10 yazar ile 110 bin kitabın öğrencilerle buluşmasını sağlayan '4.Yeşilyurt Kitap Yurdu' projesi kapsamında Malatya'ya gelen Yazar Selma Argon, Abdulkadir Eriş Güzel Sanatlar Lisesi konferans salonunda düzenlenen söyleşide öğrencilerle bir araya geldi.
Dedesi Mehmet Akif Ersoy'un vatanseverliğini, ülke sevdasını, çektiği çileleri şehir şehir dolaşarak anlatan Selma Argon'a '4.Yeşilyurt Kitap Yurdu' projesine destek verdiği için teşekkür eden Yeşilyurt Belediye Başkanı Hacı Uğur Polat, "Mehmet Akif Ersoy'un torunu olmak başka bir anlam, değer ve güzelliktir" ifadelerini kullandı.
Selma Argon'u Yeşilyurt'ta ağırlamaktan büyük onur duyduklarını belirten İlçe Kaymakamı Ali Sakar ise, "Her yazar farklı bir dünyadır, bizi farklı dünyalarda buluşturur. İstiklal Marşımızın yazarı Mehmet Akif Ersoy'un emaneti Selma Argon'dan saklı kalmış bir ömrün zorluklarını dinleyeceğiz. Bugün kitabı değil yazarı okuyacağız" dedi.

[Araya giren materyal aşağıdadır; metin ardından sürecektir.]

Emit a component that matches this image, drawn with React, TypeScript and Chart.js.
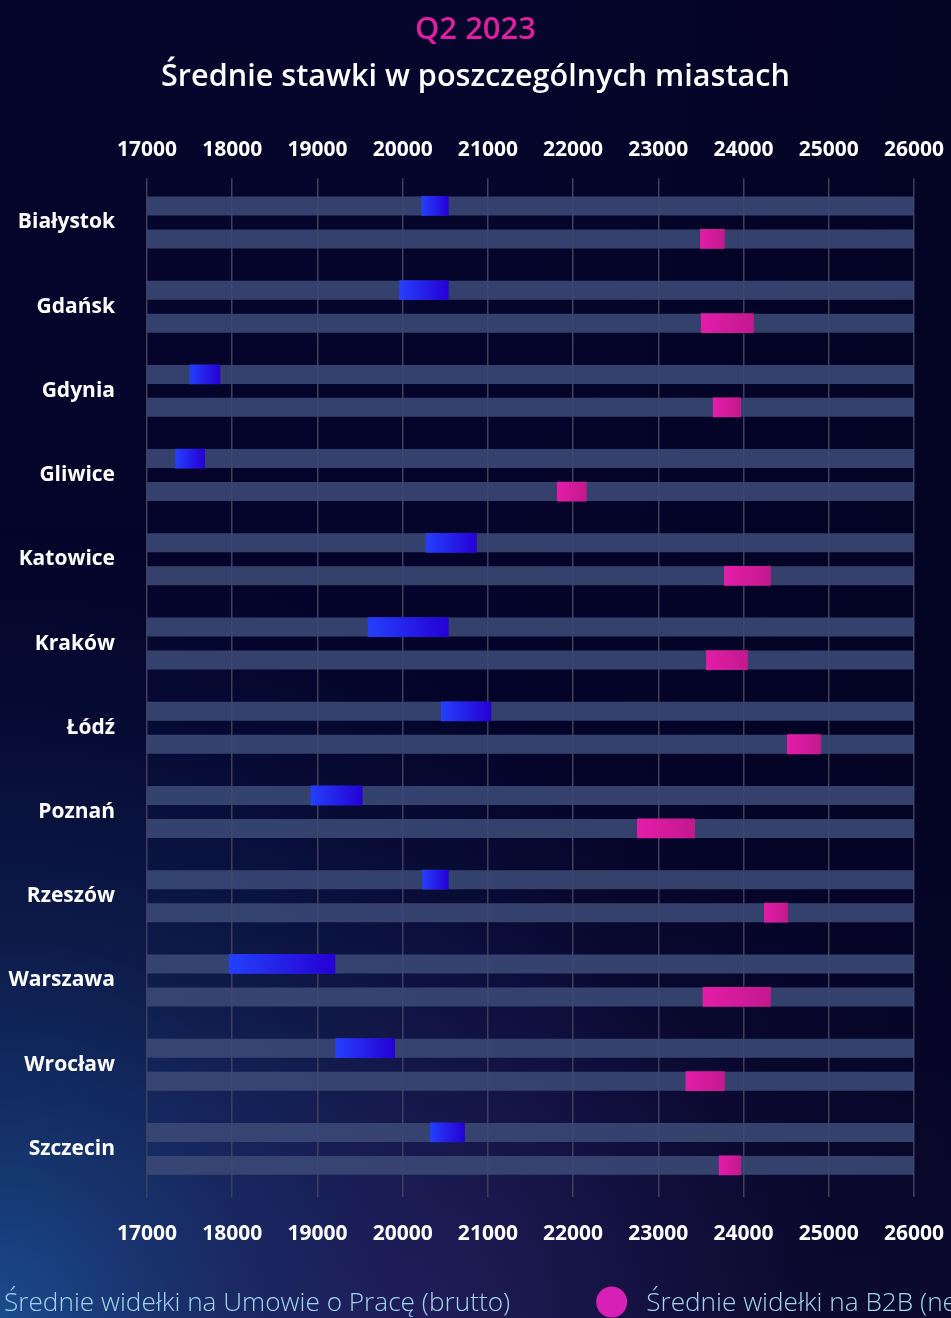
import { useEffect, useRef } from "react";
import { Chart, registerables } from "chart.js";

Chart.register(...registerables);

// ---------- data ----------
const CITIES = [
  "Białystok",
  "Gdańsk",
  "Gdynia",
  "Gliwice",
  "Katowice",
  "Kraków",
  "Łódź",
  "Poznań",
  "Rzeszów",
  "Warszawa",
  "Wrocław",
  "Szczecin",
];
const UOP_MIN = [20220, 19960, 17500, 17330, 20270, 19590, 20450, 18920, 20230, 17960, 19210, 20320];
const UOP_MAX = [20540, 20540, 17860, 17680, 20870, 20540, 21040, 19530, 20540, 19210, 19910, 20730];
const B2B_MIN = [23490, 23500, 23640, 21810, 23770, 23560, 24510, 22750, 24240, 23520, 23320, 23710];
const B2B_MAX = [23780, 24120, 23970, 22160, 24320, 24050, 24910, 23430, 24520, 24320, 23780, 23970];

const AXIS_MIN = 17000;
const AXIS_MAX = 26000;
const AXIS_STEP = 1000;

const TITLE = "Q2 2023";
const SUBTITLE = "Średnie stawki w poszczególnych miastach";
const LEGEND_UOP = "Średnie widełki na Umowie o Pracę (brutto)";
const LEGEND_B2B = "Średnie widełki na B2B (netto)";

// ---------- styles ----------
const FONT = '"Open Sans", "Noto Sans", sans-serif';
const UOP_GRAD = ["#2440fb", "#2500d4"];
const B2B_GRAD = ["#e41ca9", "#c2198d"];
const LEGEND_COLORS = ["#2a3cf5", "#d620b6"];
const TRACK = "rgba(58,72,116,0.9)";
const GRID = "rgba(66,64,88,1)";

function gradientFill(colors: string[]) {
  return (c: any) => {
    const chart = c.chart;
    if (c.type !== "data" || !chart.chartArea) return colors[0];
    const raw = c.raw as [number, number];
    const xs = chart.scales.x;
    const x0 = xs.getPixelForValue(raw[0]);
    const x1 = xs.getPixelForValue(raw[1]);
    const g = chart.ctx.createLinearGradient(x0, 0, x1, 0);
    g.addColorStop(0, colors[0]);
    g.addColorStop(1, colors[1]);
    return g;
  };
}

const bgPlugin = {
  id: "pageBackground",
  beforeDraw(chart: any) {
    const { ctx, width, height } = chart;
    ctx.save();
    const g = ctx.createLinearGradient(0, 0, 0, height);
    g.addColorStop(0, "#06052c");
    g.addColorStop(0.55, "#04042a");
    g.addColorStop(1, "#100d38");
    ctx.fillStyle = g;
    ctx.fillRect(0, 0, width, height);

    const r1 = ctx.createRadialGradient(0, height, 0, 0, height, 780);
    r1.addColorStop(0, "rgba(28,82,150,0.9)");
    r1.addColorStop(0.5, "rgba(18,50,105,0.45)");
    r1.addColorStop(1, "rgba(10,30,80,0)");
    ctx.fillStyle = r1;
    ctx.fillRect(0, 0, width, height);

    const r2 = ctx.createRadialGradient(430, height, 0, 430, height, 420);
    r2.addColorStop(0, "rgba(60,30,110,0.35)");
    r2.addColorStop(1, "rgba(60,30,110,0)");
    ctx.fillStyle = r2;
    ctx.fillRect(0, 0, width, height);

    const h = ctx.createLinearGradient(0, 0, width, 0);
    h.addColorStop(0.55, "rgba(0,0,20,0)");
    h.addColorStop(1, "rgba(0,0,20,0.35)");
    ctx.fillStyle = h;
    ctx.fillRect(0, 0, width, height);
    ctx.restore();
  },
};

const legendPlugin = {
  id: "lineLegend",
  afterDraw(chart: any) {
    const { ctx, width, height } = chart;
    const labels = chart.data.datasets.slice(0, 2).map((d: any) => d.label as string);
    ctx.save();
    ctx.font = `300 26.2px ${FONT}`;
    const D = 31;
    const G = 19;
    const IG = 86;
    const widths = labels.map((t: string) => ctx.measureText(t).width);
    const total = widths.reduce((s: number, w: number) => s + D + G + w, 0) + IG * (labels.length - 1);
    let x = width / 2 - total / 2;
    const cy = height - 16;
    labels.forEach((t: string, i: number) => {
      ctx.fillStyle = LEGEND_COLORS[i];
      ctx.beginPath();
      ctx.arc(x + D / 2, cy, D / 2, 0, Math.PI * 2);
      ctx.fill();
      ctx.fillStyle = "#a0d6ee";
      ctx.textAlign = "left";
      ctx.textBaseline = "middle";
      ctx.fillText(t, x + D + G, cy + 2);
      x += D + G + widths[i] + IG;
    });
    ctx.restore();
  },
};

export default function App() {
  const ref = useRef<HTMLCanvasElement | null>(null);

  useEffect(() => {
    document.body.style.margin = "0";
    document.body.style.overflow = "hidden";
    const canvas = ref.current;
    if (!canvas) return;

    const tickFont = { family: FONT, size: 21, weight: 700 as const };
    const fixX = (h: number) => (s: any) => {
      s.height = h;
      s.paddingLeft = 0;
      s.paddingRight = 0;
    };
    const chart = new Chart(canvas, {
      type: "bar",
      data: {
        labels: CITIES,
        datasets: [
          {
            label: LEGEND_UOP,
            data: CITIES.map((_, i) => [UOP_MIN[i], UOP_MAX[i]]) as any,
            stack: "uop",
            order: 1,
            backgroundColor: gradientFill(UOP_GRAD) as any,
            barPercentage: 0.6,
            categoryPercentage: 0.783,
          },
          {
            label: LEGEND_B2B,
            data: CITIES.map((_, i) => [B2B_MIN[i], B2B_MAX[i]]) as any,
            stack: "b2b",
            order: 1,
            backgroundColor: gradientFill(B2B_GRAD) as any,
            barPercentage: 0.6,
            categoryPercentage: 0.783,
          },
          {
            label: "track-uop",
            data: CITIES.map(() => [AXIS_MIN, AXIS_MAX]) as any,
            stack: "uop",
            order: 2,
            backgroundColor: TRACK,
            barPercentage: 0.576,
            categoryPercentage: 0.783,
          },
          {
            label: "track-b2b",
            data: CITIES.map(() => [AXIS_MIN, AXIS_MAX]) as any,
            stack: "b2b",
            order: 2,
            backgroundColor: TRACK,
            barPercentage: 0.576,
            categoryPercentage: 0.783,
          },
        ],
      },
      options: {
        indexAxis: "y",
        responsive: false,
        animation: false,
        events: [],
        layout: { padding: { left: 0, right: 0, top: 0, bottom: 73 } },
        plugins: {
          legend: { display: false },
          tooltip: { enabled: false },
          title: {
            display: true,
            text: TITLE,
            color: "#de1fa0",
            font: { family: FONT, size: 31, weight: 600 },
            padding: { top: 11.4, bottom: 0 },
          },
          subtitle: {
            display: true,
            text: SUBTITLE,
            color: "#ffffff",
            font: { family: FONT, size: 30.6, weight: 600 },
            padding: { top: 10, bottom: 43 },
          },
        },
        scales: {
          x: {
            type: "linear",
            position: "top",
            min: AXIS_MIN,
            max: AXIS_MAX,
            stacked: false,
            ticks: {
              stepSize: AXIS_STEP,
              color: "#ffffff",
              font: tickFont,
              padding: 16,
              maxRotation: 0,
              minRotation: 0,
              callback: (v: any) => String(v),
            },
            grid: { color: GRID, lineWidth: 1.5, tickLength: 2 },
            border: { display: false },
            afterFit: fixX(42),
          },
          x2: {
            type: "linear",
            axis: "x",
            position: "bottom",
            min: AXIS_MIN,
            max: AXIS_MAX,
            ticks: {
              stepSize: AXIS_STEP,
              color: "#ffffff",
              font: tickFont,
              padding: 24,
              maxRotation: 0,
              minRotation: 0,
              callback: (v: any) => String(v),
            },
            grid: { color: GRID, lineWidth: 1.5, tickLength: 6, drawOnChartArea: false },
            border: { display: false },
            afterFit: fixX(54),
          },
          y: {
            stacked: true,
            position: "left",
            grid: { display: false, drawTicks: false },
            border: { display: false },
            ticks: {
              color: "#ffffff",
              font: { family: FONT, size: 21, weight: 700 },
              padding: 32,
            },
            afterFit: (s: any) => {
              s.width = 147;
              s.paddingTop = 0;
              s.paddingBottom = 0;
            },
          },
          yRight: {
            type: "category",
            axis: "y",
            position: "right",
            grid: { display: false, drawTicks: false },
            border: { display: false },
            ticks: { display: false },
            afterFit: (s: any) => {
              s.width = 37;
              s.paddingTop = 0;
              s.paddingBottom = 0;
            },
          },
        },
      } as any,
      plugins: [bgPlugin, legendPlugin],
    });

    return () => chart.destroy();
  }, []);

  return (
    <div style={{ width: 951, height: 1318 }}>
      <canvas ref={ref} width={951} height={1318} style={{ display: "block" }} />
    </div>
  );
}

"EN FAZLA ÖNEM VERDİĞİ ŞEY SAMİMİYETTİ"
Milli mücadelenin en büyük kahramanlarından olan, kaleme aldığı İstiklal Marşı ile milletin vatana, millete ve bayrağa olan sevdasını tüm dünyaya haykıran Mehmet Akif Eroy'un vatanperverliğini ve yaşam öyküsünü anlatan Selma Argon da, "Dedemin en fazla önem verdiği samimiyettir, kaleme aldığı şiirler ve marştan tutun da yazdığı kitaplarda ve dostlarıyla olan ilişkilerinde inandığı yolda asla ve katiyen sapmadan, eğilmeden, bükülmeden dosdoğru gitmesi samimiyetini ortaya koymaya yetmektedir. Kırgınlıkları olmuş ancak çabuk geçermiş, bildiğini çevresiyle paylaşır, bilmediğini de öğrenirmiş. Vatan ve millet sevdasıyla yanıp tutuşan Mehmet Akif Ersoy'un soyundan gelmek, böyle bir ailenin ferdi olmak benim için her zaman gurur olmuştur, kendimi şanslı hissediyorum" şeklinde konuştu.
Mehmet Akif Ersoy'un Çanakkale Zaferini öğrendiği zaman ağladığını dile getiren Argon, "Çanakkale savaşının zaferle sonuçlandığını Enver Paşa Kuşçubaşı Eşref aracılığıyla dedeme iletmiş. 'Üstad Çanakkale geçilmedi' diyen Kuşçubaşı Eşref'in sözlerinden sonra donup kalan dedem gözlerinden yaşlar akarak Kuşçubaşı Eşref'e sarılarak hıçkıra hıçkıra ağlamış, hep beraber sevinç gözyaşları dökmüşler.
Dedem bu zafer haberinin ardından şükür namazı kıldığını duydum, hatta Kuşçubaşı Eşref namaza duran dedemin sürekli yerde yattığını görünce meraklanmış ve bakmış ki dedem dua ediyor. 'Allah'ım bu destan yazılmadan benim canımı alma' diyerek yalvarıyor. İşte bize rengarenk anlattığı, tablo halinde gözümüzün önüne serdiği Çanakkale şiirini necid çöllerinde yazıyor. O tarihi şiiri her okuduğumuzda gözümüzün önünde canlanan tablolar vardır. Ben bu yaşta hala hayretler içerisinde okuyorum, o nasıl ifadeler öyle, o nasıl Mehmetçiğine hiçbir şeyi layık görmez de Sevgili Peygamberimizin kucağına gönderir, Mehmetçiğimize bundan daha güzel bir hediye düşünülemez" ifadelerine yer verdi.